_EXERCISE BRIEF:_
Can you set down, exactly as they appear below, the lines from the opening of the material through the one bearing "45, left: 92", minus the pictures?

— START —

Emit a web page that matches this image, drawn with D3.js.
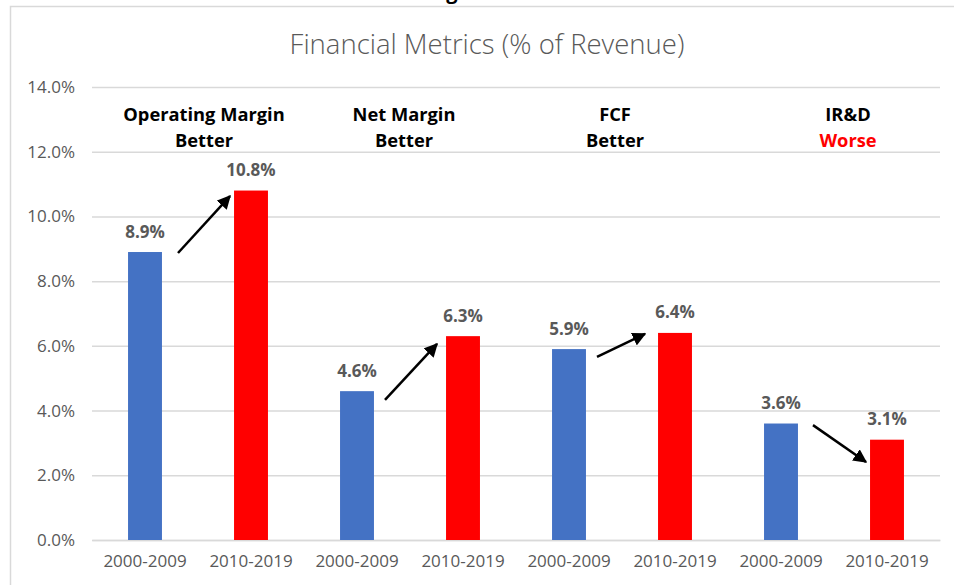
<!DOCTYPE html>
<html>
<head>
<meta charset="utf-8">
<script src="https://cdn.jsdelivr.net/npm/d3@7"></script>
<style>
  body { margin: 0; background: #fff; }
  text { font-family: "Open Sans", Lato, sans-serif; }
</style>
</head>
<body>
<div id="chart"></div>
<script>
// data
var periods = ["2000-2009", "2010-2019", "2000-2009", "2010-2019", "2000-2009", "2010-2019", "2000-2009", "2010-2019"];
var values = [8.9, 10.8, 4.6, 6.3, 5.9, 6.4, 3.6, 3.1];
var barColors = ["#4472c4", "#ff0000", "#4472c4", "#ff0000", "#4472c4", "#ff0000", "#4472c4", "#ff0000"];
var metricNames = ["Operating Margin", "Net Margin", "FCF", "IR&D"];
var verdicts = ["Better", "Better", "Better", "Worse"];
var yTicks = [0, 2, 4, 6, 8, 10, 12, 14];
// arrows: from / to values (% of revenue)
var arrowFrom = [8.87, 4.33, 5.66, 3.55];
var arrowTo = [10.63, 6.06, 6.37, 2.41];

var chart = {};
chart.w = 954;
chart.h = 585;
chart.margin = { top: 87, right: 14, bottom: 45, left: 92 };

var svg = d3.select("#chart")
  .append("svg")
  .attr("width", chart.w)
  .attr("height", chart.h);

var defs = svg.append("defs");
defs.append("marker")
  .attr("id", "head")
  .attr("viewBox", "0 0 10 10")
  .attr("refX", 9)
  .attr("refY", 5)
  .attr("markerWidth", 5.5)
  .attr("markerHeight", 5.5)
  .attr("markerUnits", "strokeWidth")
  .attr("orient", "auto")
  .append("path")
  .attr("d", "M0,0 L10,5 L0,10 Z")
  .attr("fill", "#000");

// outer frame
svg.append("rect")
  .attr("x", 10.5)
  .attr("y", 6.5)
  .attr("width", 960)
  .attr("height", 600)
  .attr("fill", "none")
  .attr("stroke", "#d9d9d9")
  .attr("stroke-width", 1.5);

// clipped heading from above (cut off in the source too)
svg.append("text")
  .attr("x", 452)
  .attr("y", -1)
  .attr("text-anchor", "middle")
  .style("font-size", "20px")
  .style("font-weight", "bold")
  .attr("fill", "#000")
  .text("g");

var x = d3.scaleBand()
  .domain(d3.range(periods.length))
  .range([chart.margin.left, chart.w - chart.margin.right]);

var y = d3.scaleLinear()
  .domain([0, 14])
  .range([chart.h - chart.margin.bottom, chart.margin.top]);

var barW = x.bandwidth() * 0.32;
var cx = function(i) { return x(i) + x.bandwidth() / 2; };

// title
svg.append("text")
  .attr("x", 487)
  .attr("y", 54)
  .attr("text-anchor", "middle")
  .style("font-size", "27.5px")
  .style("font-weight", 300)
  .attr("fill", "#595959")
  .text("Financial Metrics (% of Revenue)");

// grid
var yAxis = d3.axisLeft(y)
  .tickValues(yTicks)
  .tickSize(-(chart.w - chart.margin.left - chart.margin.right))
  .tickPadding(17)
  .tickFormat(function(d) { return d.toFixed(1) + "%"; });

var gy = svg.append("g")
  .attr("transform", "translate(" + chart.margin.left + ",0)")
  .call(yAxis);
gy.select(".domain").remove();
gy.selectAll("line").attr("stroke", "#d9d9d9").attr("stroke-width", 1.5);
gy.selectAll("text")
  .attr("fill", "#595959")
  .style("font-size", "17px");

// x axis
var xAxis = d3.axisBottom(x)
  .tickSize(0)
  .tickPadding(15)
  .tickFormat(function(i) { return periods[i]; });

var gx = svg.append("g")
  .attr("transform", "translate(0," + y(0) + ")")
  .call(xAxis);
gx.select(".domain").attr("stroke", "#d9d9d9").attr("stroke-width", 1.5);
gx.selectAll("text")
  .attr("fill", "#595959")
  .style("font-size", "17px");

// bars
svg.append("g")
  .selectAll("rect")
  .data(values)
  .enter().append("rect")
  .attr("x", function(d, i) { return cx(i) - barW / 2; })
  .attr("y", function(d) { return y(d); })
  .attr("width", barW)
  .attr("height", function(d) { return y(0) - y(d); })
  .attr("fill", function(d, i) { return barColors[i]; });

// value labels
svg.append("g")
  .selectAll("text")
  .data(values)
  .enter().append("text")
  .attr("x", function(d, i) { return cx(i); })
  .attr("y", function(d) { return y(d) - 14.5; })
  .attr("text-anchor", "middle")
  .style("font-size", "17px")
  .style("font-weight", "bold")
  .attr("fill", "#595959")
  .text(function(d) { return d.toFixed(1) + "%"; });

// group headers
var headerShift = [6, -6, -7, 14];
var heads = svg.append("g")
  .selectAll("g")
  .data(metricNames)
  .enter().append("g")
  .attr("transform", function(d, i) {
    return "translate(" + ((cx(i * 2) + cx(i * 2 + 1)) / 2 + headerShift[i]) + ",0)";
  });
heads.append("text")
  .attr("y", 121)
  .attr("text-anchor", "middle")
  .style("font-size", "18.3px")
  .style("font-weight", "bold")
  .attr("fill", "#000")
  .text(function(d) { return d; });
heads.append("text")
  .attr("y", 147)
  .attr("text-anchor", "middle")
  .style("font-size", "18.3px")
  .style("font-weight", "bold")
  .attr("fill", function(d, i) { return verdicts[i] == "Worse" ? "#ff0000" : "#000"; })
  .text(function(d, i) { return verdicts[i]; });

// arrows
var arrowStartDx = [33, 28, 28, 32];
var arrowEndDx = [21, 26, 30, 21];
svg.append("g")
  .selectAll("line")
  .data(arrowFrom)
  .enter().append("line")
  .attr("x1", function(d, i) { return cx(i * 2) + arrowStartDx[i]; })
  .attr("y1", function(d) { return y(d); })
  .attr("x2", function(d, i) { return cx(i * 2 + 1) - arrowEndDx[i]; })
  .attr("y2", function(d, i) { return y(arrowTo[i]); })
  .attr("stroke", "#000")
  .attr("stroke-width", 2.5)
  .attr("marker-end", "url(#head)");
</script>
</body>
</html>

— END —

_THE REPLY:_
Emit a web page that matches this image, drawn with D3.js.
<!DOCTYPE html>
<html>
<head>
<meta charset="utf-8">
<script src="https://cdn.jsdelivr.net/npm/d3@7"></script>
<style>
  body { margin: 0; background: #fff; }
  text { font-family: "Open Sans", Lato, sans-serif; }
</style>
</head>
<body>
<div id="chart"></div>
<script>
// data
var periods = ["2000-2009", "2010-2019", "2000-2009", "2010-2019", "2000-2009", "2010-2019", "2000-2009", "2010-2019"];
var values = [8.9, 10.8, 4.6, 6.3, 5.9, 6.4, 3.6, 3.1];
var barColors = ["#4472c4", "#ff0000", "#4472c4", "#ff0000", "#4472c4", "#ff0000", "#4472c4", "#ff0000"];
var metricNames = ["Operating Margin", "Net Margin", "FCF", "IR&D"];
var verdicts = ["Better", "Better", "Better", "Worse"];
var yTicks = [0, 2, 4, 6, 8, 10, 12, 14];
// arrows: from / to values (% of revenue)
var arrowFrom = [8.87, 4.33, 5.66, 3.55];
var arrowTo = [10.63, 6.06, 6.37, 2.41];

var chart = {};
chart.w = 954;
chart.h = 585;
chart.margin = { top: 87, right: 14, bottom: 45, left: 92 };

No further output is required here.